Task prompt: Both boundary lines count: repeat, exactly and alone, the lines from the one containing "Generate a web" to the one containing "16, 18, 20];", with pictures left out.

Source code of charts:

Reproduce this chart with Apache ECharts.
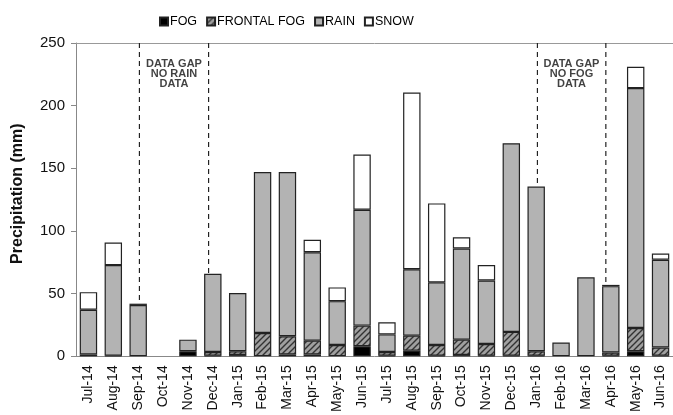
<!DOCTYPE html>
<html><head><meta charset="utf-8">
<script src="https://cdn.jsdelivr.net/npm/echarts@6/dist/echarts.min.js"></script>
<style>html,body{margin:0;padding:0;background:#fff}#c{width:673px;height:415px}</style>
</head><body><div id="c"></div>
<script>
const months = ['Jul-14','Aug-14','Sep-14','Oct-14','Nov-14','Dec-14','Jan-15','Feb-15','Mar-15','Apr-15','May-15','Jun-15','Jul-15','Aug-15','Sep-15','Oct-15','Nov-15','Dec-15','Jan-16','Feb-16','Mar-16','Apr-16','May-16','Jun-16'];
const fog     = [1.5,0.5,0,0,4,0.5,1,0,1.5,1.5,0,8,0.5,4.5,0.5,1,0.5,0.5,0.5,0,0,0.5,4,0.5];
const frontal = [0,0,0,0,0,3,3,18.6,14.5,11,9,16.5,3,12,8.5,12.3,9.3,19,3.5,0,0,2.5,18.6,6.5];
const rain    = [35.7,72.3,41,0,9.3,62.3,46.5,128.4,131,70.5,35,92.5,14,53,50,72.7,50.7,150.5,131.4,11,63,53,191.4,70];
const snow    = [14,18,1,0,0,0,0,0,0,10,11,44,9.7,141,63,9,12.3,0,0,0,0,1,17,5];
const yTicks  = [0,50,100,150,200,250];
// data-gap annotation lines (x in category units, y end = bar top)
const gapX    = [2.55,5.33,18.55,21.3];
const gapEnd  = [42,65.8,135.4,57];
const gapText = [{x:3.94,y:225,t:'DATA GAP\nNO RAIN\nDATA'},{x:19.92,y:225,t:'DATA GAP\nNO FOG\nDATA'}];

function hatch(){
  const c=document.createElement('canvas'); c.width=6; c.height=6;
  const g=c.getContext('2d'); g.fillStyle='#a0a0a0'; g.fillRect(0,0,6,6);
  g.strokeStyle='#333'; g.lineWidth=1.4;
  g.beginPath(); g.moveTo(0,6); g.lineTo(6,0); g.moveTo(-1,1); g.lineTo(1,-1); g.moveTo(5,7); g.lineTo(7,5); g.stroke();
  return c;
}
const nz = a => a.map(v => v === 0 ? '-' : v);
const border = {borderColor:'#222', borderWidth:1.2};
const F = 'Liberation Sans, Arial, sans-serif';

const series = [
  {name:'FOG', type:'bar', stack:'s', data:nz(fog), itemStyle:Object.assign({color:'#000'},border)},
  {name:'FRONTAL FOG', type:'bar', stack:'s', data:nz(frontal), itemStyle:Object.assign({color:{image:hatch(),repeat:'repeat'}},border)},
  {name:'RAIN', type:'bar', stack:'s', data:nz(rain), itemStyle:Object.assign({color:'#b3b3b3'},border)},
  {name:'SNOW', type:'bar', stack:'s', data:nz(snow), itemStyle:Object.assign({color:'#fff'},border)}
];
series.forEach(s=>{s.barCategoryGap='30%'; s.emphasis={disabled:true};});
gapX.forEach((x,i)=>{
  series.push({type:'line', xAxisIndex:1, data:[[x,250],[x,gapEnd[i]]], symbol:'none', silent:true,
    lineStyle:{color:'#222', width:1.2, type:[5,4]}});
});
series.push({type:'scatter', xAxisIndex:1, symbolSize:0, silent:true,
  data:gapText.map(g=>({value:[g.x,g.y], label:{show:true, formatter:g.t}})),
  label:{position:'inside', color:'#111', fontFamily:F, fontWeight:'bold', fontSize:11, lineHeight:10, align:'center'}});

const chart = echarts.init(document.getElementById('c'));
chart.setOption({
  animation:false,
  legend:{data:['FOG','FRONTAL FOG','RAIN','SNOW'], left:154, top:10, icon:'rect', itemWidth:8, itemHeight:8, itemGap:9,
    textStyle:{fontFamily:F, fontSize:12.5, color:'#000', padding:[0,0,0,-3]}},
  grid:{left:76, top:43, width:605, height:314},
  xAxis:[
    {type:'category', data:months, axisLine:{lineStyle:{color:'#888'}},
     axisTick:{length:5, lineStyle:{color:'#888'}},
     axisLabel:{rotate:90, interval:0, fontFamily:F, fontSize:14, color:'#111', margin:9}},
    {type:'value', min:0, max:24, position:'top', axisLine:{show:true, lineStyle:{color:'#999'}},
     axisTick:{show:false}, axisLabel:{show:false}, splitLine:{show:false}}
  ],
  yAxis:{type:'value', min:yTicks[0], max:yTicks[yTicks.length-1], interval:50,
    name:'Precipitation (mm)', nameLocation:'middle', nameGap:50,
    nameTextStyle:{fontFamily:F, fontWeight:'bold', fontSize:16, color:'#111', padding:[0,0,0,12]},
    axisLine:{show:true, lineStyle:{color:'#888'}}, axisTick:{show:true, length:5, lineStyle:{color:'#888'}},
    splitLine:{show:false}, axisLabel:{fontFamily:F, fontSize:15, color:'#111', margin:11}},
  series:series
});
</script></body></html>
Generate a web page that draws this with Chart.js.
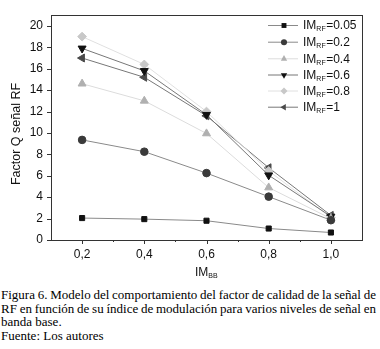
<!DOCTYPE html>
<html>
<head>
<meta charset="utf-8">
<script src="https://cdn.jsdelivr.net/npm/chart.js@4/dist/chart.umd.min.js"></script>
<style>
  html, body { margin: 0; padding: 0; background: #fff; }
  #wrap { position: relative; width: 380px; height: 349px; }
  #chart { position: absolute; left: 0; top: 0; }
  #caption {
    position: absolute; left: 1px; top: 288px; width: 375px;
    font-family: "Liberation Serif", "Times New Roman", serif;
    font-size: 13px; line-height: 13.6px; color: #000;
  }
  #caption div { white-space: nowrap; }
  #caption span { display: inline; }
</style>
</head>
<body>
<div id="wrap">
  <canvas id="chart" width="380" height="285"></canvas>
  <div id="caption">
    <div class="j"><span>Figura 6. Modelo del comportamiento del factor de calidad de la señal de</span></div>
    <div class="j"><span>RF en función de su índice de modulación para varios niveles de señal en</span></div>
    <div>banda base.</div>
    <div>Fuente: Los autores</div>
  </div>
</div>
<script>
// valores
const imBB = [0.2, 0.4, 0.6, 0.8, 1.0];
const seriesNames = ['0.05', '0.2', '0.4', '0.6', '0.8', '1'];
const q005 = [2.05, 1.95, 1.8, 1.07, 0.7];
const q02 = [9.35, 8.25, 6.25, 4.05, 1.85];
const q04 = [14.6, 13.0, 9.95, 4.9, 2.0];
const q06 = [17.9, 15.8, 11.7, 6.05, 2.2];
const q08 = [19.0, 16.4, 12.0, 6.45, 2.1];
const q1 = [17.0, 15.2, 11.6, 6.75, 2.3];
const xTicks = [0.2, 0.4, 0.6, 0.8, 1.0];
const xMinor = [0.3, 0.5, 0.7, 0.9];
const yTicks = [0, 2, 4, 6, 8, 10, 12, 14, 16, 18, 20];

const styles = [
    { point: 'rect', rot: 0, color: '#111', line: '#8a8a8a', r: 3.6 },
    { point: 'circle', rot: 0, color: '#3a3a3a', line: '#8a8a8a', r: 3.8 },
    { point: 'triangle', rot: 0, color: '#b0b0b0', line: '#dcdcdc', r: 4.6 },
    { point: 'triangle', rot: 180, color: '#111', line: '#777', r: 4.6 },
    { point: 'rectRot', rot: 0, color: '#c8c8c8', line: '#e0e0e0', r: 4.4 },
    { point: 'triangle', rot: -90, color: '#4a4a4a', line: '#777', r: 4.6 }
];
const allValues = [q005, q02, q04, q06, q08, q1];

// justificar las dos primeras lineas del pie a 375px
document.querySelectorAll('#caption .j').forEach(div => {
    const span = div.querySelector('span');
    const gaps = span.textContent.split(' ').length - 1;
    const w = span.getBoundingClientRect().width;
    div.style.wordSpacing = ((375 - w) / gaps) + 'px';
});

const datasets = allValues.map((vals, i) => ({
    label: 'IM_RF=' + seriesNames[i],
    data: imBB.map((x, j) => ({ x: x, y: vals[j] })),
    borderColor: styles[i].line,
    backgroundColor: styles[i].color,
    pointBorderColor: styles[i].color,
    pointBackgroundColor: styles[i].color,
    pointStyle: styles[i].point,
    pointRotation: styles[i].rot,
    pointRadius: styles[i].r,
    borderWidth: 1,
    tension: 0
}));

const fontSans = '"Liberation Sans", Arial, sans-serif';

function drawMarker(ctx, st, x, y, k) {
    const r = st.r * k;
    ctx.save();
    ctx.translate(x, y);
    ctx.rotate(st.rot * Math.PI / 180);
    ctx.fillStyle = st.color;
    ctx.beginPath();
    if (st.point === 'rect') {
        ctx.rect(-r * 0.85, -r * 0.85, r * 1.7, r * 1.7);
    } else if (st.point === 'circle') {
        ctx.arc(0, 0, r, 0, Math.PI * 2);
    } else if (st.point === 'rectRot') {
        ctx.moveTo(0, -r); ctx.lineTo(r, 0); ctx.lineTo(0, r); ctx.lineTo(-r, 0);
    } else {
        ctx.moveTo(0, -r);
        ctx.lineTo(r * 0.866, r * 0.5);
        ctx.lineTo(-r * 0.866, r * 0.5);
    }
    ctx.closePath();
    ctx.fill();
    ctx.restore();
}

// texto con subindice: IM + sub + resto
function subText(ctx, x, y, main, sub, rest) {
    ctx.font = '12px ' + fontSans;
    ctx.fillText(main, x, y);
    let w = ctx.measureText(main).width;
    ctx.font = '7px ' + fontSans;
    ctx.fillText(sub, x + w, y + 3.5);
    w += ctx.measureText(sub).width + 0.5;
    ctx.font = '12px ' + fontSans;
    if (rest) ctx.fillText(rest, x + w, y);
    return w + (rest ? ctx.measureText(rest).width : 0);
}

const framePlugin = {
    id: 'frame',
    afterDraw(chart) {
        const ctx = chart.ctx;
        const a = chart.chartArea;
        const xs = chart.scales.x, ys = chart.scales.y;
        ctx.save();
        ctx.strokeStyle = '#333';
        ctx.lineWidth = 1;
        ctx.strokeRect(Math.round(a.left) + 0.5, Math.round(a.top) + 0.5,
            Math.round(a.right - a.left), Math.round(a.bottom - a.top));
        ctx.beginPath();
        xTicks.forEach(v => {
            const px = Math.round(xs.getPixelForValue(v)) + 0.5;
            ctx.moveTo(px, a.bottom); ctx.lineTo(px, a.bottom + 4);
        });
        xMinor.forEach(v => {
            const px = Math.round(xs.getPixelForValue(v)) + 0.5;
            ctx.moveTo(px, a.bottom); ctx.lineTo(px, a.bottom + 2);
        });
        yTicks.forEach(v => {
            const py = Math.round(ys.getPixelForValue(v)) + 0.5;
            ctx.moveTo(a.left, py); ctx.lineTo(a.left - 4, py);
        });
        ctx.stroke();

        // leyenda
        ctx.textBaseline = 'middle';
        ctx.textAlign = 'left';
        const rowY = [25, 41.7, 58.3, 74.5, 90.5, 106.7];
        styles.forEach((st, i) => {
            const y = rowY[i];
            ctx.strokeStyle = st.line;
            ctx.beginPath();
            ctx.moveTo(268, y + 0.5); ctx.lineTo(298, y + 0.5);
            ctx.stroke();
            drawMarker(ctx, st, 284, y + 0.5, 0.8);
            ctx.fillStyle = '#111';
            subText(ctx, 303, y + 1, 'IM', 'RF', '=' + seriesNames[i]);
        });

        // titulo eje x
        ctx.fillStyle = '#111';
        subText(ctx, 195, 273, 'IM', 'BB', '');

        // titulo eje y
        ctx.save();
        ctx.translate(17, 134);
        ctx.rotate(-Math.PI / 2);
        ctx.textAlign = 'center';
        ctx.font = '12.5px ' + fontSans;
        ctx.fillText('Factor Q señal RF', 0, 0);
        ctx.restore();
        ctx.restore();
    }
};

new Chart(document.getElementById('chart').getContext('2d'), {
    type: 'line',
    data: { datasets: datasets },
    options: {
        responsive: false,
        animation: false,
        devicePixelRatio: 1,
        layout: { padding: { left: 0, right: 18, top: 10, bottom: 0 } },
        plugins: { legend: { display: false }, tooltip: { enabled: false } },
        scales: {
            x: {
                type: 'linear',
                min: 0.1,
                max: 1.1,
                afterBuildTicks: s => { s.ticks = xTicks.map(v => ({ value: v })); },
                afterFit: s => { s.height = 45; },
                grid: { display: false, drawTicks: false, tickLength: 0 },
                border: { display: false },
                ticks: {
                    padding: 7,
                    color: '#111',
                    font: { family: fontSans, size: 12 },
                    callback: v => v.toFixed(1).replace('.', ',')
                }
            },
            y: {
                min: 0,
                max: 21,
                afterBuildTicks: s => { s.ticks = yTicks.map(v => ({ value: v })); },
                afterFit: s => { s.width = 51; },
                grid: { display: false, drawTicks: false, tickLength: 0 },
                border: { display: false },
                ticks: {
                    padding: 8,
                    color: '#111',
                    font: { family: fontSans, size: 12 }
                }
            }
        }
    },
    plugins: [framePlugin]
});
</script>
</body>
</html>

Response to the exercise:
Generate a web page that draws this with Chart.js.
<!DOCTYPE html>
<html>
<head>
<meta charset="utf-8">
<script src="https://cdn.jsdelivr.net/npm/chart.js@4/dist/chart.umd.min.js"></script>
<style>
  html, body { margin: 0; padding: 0; background: #fff; }
  #wrap { position: relative; width: 380px; height: 349px; }
  #chart { position: absolute; left: 0; top: 0; }
  #caption {
    position: absolute; left: 1px; top: 288px; width: 375px;
    font-family: "Liberation Serif", "Times New Roman", serif;
    font-size: 13px; line-height: 13.6px; color: #000;
  }
  #caption div { white-space: nowrap; }
  #caption span { display: inline; }
</style>
</head>
<body>
<div id="wrap">
  <canvas id="chart" width="380" height="285"></canvas>
  <div id="caption">
    <div class="j"><span>Figura 6. Modelo del comportamiento del factor de calidad de la señal de</span></div>
    <div class="j"><span>RF en función de su índice de modulación para varios niveles de señal en</span></div>
    <div>banda base.</div>
    <div>Fuente: Los autores</div>
  </div>
</div>
<script>
// valores
const imBB = [0.2, 0.4, 0.6, 0.8, 1.0];
const seriesNames = ['0.05', '0.2', '0.4', '0.6', '0.8', '1'];
const q005 = [2.05, 1.95, 1.8, 1.07, 0.7];
const q02 = [9.35, 8.25, 6.25, 4.05, 1.85];
const q04 = [14.6, 13.0, 9.95, 4.9, 2.0];
const q06 = [17.9, 15.8, 11.7, 6.05, 2.2];
const q08 = [19.0, 16.4, 12.0, 6.45, 2.1];
const q1 = [17.0, 15.2, 11.6, 6.75, 2.3];
const xTicks = [0.2, 0.4, 0.6, 0.8, 1.0];
const xMinor = [0.3, 0.5, 0.7, 0.9];
const yTicks = [0, 2, 4, 6, 8, 10, 12, 14, 16, 18, 20];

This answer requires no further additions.